AI chips could get a sense of time
Artificial neural networks may soon be able to process time-dependent information, such as audio and video data, more efficiently. The first memristor with a ‘relaxation time’ that can be tuned is reported today in Nature Electronics, in a study led by the University of Michigan.
Memristors, electrical components that store information in their electrical resistance, could reduce AI’s energy needs by about a factor of 90 compared to today’s graphical processing units. Already, AI is projected to account for about half a percent of the world’s total electricity consumption in 2027, and that has the potential to balloon as more companies sell and use AI tools.

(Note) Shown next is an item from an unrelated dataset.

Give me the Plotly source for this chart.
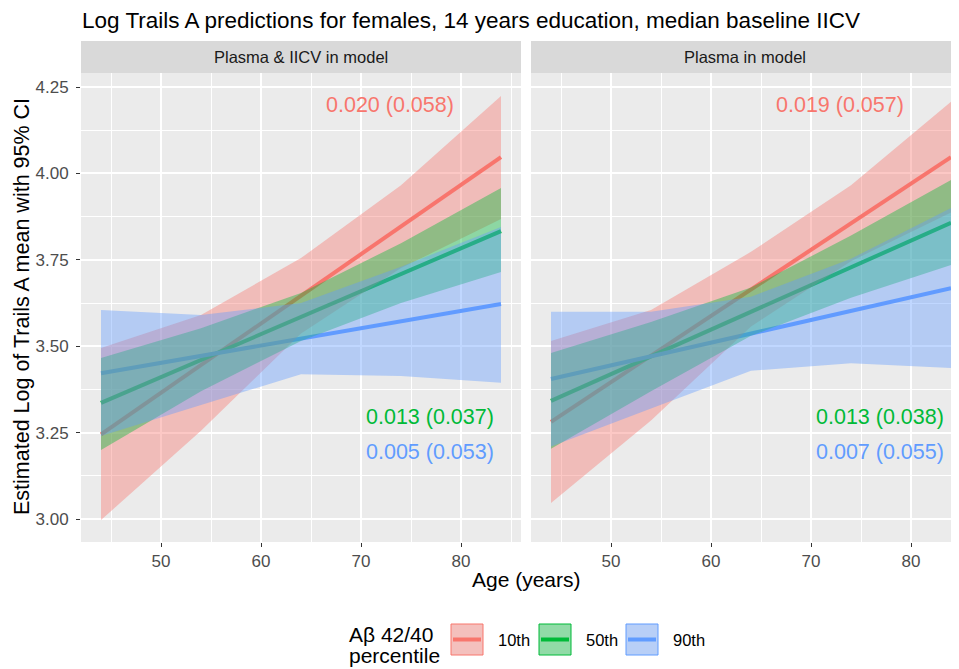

“Right now, there’s a lot of interest in AI, but to process bigger and more interesting data, the approach is to increase the network size. That’s not very efficient,” said Wei Lu, the James R. Mellor Professor of Engineering at U-M and co-corresponding author of the study with John Heron, U-M associate professor of materials science and engineering.
The problem is that GPUs operate very differently from the artificial neural networks that run the AI algorithms—the whole network and all its interactions must be sequentially loaded from the external memory, which consumes both time and energy. In contrast, memristors offer energy savings because they mimic key aspects of the way that both artificial and biological neural networks function without external memory. To an extent, the memristor network can embody the artificial neural network.
“We anticipate that our brand-new material system could improve the energy efficiency of AI chips six times over the state-of-the-art material without varying time constants,” said Sieun Chae, a recent U-M Ph.D. graduate in materials science and engineering and co-first-author of the study with Sangmin Yoo, a recent U-M PhD graduate in electrical and computer engineering.
In a biological neural network, timekeeping is achieved through relaxation. Each neuron receives electrical signals and sends them on, but it isn’t a guarantee that a signal will move forward. Some threshold of incoming signals must be reached before the neuron will send its own, and it has to be met in a certain amount of time. If too much time passes, the neuron is said to relax as the electrical energy seeps out of it. Having neurons with different relaxation times in our neural networks helps us understand sequences of events.
Memristors operate a little differently. Rather than the total presence or absence of a signal, what changes is how much of the electrical signal gets through. Exposure to a signal reduces the resistance of the memristor, allowing more of the next signal to pass. In memristors, relaxation means that the resistance rises again over time.
While Lu’s group had explored building relaxation time into memristors in the past, it was not something that could be systematically controlled. But now, Lu and Heron’s team have shown that variations on a base material can provide different relaxation times, enabling memristor networks to mimic this timekeeping mechanism.
The team built the materials on the superconductor YBCO, made of yttrium, barium, carbon and oxygen. It has no electrical resistance at temperatures below -292 Fahrenheit, but they wanted it for its crystal structure. It guided the organization of the magnesium, cobalt, nickel, copper and zinc oxides in the memristor material.
Heron calls this type of oxide, an entropy-stabilized oxide, the “kitchen sink of the atomic world”—the more elements they add, the more stable it becomes. By changing the ratios of these oxides, the team achieved time constants ranging from 159 to 278 nanoseconds, or trillionths of a second. The simple memristor network they built learned to recognize the sounds of the numbers zero to nine. Once trained, it could identify each number before the audio input was complete.
These memristors were made through an energy-intensive process because the team needed perfect crystals to precisely measure their properties, but they anticipate that a simpler process would work for mass manufacturing.
“So far, it’s a vision, but I think there are pathways to making these materials scalable and affordable,” Heron said. “These materials are earth-abundant, nontoxic, cheap and you can almost spray them on.”
The research was funded by the National Science Foundation. It was done in partnership with researchers at the University of Oklahoma, Cornell University and Pennsylvania State University.
The device was built in the Lurie Nanofabrication Facility and studied at the Michigan Center for Materials Characterization.
Lu is also a professor of electrical and computer engineering and materials science and engineering. Chae is now an assistant professor of electrical engineering and computer science at Oregon State University.